DO THIS => Beginning with the first line, set down every line through the one containing "const C1='#15582c', C2='#6b8a2b', C3='#b8b82a', C4='#e9c22a';", exactly as it appears, but not the pictures.

GIVEN INFORMATION =>

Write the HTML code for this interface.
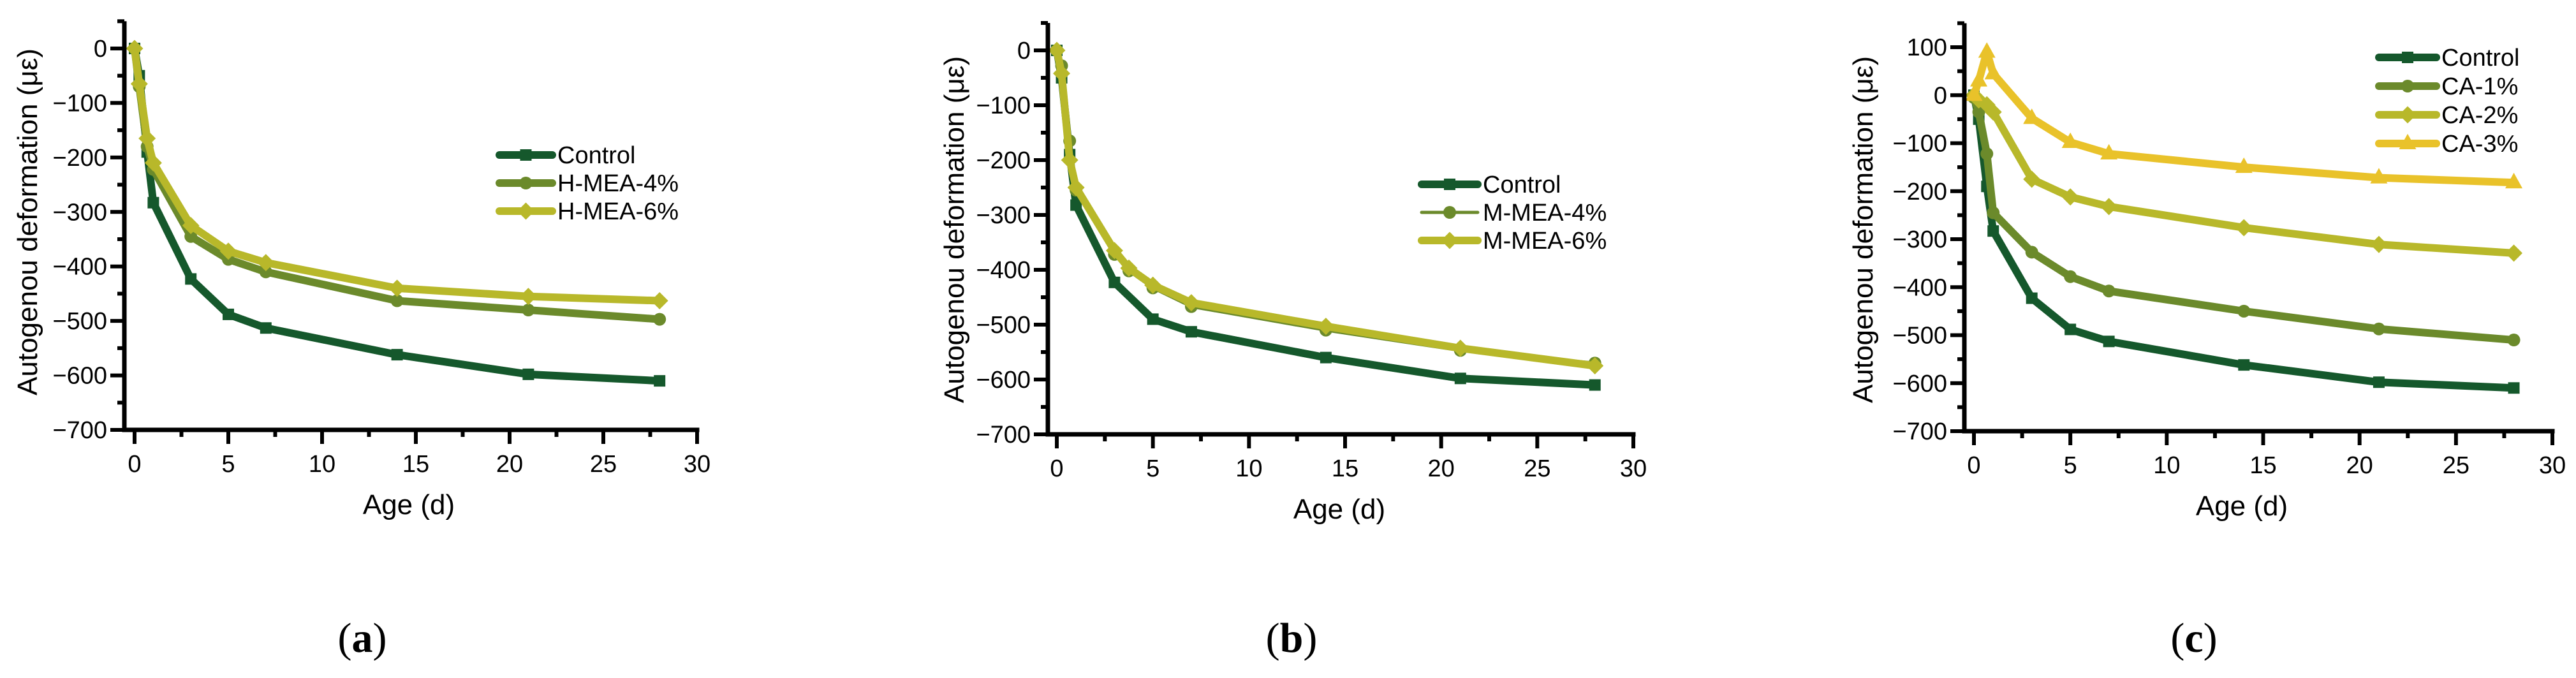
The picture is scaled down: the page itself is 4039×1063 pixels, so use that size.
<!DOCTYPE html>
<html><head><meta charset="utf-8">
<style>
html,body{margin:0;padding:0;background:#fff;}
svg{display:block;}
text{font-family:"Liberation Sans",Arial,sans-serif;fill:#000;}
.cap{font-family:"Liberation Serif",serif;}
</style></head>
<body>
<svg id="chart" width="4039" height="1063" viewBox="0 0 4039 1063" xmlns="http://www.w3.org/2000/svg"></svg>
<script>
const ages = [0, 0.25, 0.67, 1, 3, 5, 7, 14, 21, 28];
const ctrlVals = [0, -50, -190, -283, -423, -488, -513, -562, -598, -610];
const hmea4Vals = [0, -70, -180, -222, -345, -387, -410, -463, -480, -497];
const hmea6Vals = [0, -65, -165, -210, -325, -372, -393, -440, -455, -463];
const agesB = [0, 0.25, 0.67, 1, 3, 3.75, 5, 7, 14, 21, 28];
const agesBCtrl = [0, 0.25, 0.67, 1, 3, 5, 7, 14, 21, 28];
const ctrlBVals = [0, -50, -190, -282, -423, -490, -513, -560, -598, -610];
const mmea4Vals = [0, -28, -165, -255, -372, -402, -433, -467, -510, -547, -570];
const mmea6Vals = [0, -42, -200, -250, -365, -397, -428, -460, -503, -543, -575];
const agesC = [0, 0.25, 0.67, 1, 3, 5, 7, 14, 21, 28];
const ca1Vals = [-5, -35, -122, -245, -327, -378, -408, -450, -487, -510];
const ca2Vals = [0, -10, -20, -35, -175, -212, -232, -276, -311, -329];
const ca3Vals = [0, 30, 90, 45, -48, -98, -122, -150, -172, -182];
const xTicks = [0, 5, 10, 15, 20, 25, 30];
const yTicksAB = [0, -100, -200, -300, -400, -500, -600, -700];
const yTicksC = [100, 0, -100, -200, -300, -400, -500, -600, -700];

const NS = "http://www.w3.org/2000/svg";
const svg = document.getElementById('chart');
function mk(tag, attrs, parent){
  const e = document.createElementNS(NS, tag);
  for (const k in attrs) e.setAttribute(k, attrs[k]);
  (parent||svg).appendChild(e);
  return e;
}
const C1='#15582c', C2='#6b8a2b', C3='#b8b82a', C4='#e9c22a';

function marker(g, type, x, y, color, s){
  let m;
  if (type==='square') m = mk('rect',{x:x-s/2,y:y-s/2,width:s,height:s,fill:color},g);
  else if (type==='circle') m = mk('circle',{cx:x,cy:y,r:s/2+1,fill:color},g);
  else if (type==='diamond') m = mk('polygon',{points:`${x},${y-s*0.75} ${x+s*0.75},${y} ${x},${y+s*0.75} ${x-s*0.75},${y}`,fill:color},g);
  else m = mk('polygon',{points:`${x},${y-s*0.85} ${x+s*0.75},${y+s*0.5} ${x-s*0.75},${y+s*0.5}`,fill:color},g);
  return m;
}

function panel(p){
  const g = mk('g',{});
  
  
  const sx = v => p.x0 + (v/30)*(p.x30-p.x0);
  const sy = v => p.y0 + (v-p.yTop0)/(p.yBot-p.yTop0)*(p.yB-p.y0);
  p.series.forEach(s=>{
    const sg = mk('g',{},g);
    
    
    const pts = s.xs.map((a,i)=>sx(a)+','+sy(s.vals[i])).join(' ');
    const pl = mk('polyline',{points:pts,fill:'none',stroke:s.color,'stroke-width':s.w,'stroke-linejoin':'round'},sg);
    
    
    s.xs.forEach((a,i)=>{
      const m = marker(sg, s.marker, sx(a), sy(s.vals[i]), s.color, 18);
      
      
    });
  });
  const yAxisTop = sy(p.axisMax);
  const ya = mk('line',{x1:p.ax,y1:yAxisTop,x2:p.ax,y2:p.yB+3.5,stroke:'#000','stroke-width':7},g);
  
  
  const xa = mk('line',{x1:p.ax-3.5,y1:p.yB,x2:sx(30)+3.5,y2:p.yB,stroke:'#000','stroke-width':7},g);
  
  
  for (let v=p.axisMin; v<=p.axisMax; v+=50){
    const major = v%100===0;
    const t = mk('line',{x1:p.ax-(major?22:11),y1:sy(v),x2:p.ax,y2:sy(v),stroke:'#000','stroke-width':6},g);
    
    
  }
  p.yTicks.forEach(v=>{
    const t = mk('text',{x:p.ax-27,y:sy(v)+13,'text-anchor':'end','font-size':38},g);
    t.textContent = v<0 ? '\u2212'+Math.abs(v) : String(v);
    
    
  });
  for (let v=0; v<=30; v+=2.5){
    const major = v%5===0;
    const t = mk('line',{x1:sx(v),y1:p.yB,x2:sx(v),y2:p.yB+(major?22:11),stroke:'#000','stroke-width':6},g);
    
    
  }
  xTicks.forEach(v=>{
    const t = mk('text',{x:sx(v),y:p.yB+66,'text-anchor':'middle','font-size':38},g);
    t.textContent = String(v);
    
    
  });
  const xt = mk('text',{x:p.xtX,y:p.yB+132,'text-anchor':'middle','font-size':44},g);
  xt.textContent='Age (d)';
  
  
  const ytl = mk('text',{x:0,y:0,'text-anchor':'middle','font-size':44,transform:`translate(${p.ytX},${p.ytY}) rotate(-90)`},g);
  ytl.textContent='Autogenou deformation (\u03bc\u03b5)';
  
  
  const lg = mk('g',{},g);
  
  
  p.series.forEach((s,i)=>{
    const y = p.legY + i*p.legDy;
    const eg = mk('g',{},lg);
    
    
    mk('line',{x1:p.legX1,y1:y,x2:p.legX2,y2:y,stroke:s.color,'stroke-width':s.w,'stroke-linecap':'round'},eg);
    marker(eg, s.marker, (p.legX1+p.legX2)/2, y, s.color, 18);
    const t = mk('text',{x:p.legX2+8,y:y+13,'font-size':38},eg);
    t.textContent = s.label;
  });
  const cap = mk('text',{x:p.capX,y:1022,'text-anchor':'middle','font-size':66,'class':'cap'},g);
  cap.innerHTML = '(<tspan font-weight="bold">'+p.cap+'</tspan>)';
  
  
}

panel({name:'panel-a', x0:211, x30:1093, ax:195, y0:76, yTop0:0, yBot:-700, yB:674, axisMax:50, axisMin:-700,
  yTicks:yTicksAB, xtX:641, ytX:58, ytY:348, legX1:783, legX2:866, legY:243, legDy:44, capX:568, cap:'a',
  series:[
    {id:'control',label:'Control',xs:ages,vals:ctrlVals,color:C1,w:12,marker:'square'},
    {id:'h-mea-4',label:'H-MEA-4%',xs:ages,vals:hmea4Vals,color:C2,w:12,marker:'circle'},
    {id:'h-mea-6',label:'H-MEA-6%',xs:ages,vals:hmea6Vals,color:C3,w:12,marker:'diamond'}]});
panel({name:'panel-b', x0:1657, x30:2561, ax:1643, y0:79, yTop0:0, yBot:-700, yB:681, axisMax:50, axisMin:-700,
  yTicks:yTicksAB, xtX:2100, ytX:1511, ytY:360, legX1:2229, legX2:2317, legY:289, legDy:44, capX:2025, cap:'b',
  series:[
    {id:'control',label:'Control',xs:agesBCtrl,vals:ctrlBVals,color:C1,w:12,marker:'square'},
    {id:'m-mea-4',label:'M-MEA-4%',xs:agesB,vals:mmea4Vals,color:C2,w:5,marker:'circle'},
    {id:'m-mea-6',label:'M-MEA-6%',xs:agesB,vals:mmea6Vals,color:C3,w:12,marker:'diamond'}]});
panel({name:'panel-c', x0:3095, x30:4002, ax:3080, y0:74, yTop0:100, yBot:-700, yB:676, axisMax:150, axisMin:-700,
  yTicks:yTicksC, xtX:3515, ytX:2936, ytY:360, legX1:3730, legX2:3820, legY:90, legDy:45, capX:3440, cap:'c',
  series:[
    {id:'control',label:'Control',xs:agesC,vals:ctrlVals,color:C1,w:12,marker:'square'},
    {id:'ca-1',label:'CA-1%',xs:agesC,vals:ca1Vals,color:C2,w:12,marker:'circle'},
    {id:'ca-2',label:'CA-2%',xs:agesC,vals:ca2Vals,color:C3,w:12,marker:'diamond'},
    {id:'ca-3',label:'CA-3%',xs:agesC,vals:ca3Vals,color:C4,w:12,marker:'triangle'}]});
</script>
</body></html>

FULL SOLUTION =>
Write the HTML code for this interface.
The picture is scaled down: the page itself is 4039×1063 pixels, so use that size.
<!DOCTYPE html>
<html><head><meta charset="utf-8">
<style>
html,body{margin:0;padding:0;background:#fff;}
svg{display:block;}
text{font-family:"Liberation Sans",Arial,sans-serif;fill:#000;}
.cap{font-family:"Liberation Serif",serif;}
</style></head>
<body>
<svg id="chart" width="4039" height="1063" viewBox="0 0 4039 1063" xmlns="http://www.w3.org/2000/svg"></svg>
<script>
const ages = [0, 0.25, 0.67, 1, 3, 5, 7, 14, 21, 28];
const ctrlVals = [0, -50, -190, -283, -423, -488, -513, -562, -598, -610];
const hmea4Vals = [0, -70, -180, -222, -345, -387, -410, -463, -480, -497];
const hmea6Vals = [0, -65, -165, -210, -325, -372, -393, -440, -455, -463];
const agesB = [0, 0.25, 0.67, 1, 3, 3.75, 5, 7, 14, 21, 28];
const agesBCtrl = [0, 0.25, 0.67, 1, 3, 5, 7, 14, 21, 28];
const ctrlBVals = [0, -50, -190, -282, -423, -490, -513, -560, -598, -610];
const mmea4Vals = [0, -28, -165, -255, -372, -402, -433, -467, -510, -547, -570];
const mmea6Vals = [0, -42, -200, -250, -365, -397, -428, -460, -503, -543, -575];
const agesC = [0, 0.25, 0.67, 1, 3, 5, 7, 14, 21, 28];
const ca1Vals = [-5, -35, -122, -245, -327, -378, -408, -450, -487, -510];
const ca2Vals = [0, -10, -20, -35, -175, -212, -232, -276, -311, -329];
const ca3Vals = [0, 30, 90, 45, -48, -98, -122, -150, -172, -182];
const xTicks = [0, 5, 10, 15, 20, 25, 30];
const yTicksAB = [0, -100, -200, -300, -400, -500, -600, -700];
const yTicksC = [100, 0, -100, -200, -300, -400, -500, -600, -700];

const NS = "http://www.w3.org/2000/svg";
const svg = document.getElementById('chart');
function mk(tag, attrs, parent){
  const e = document.createElementNS(NS, tag);
  for (const k in attrs) e.setAttribute(k, attrs[k]);
  (parent||svg).appendChild(e);
  return e;
}
const C1='#15582c', C2='#6b8a2b', C3='#b8b82a', C4='#e9c22a';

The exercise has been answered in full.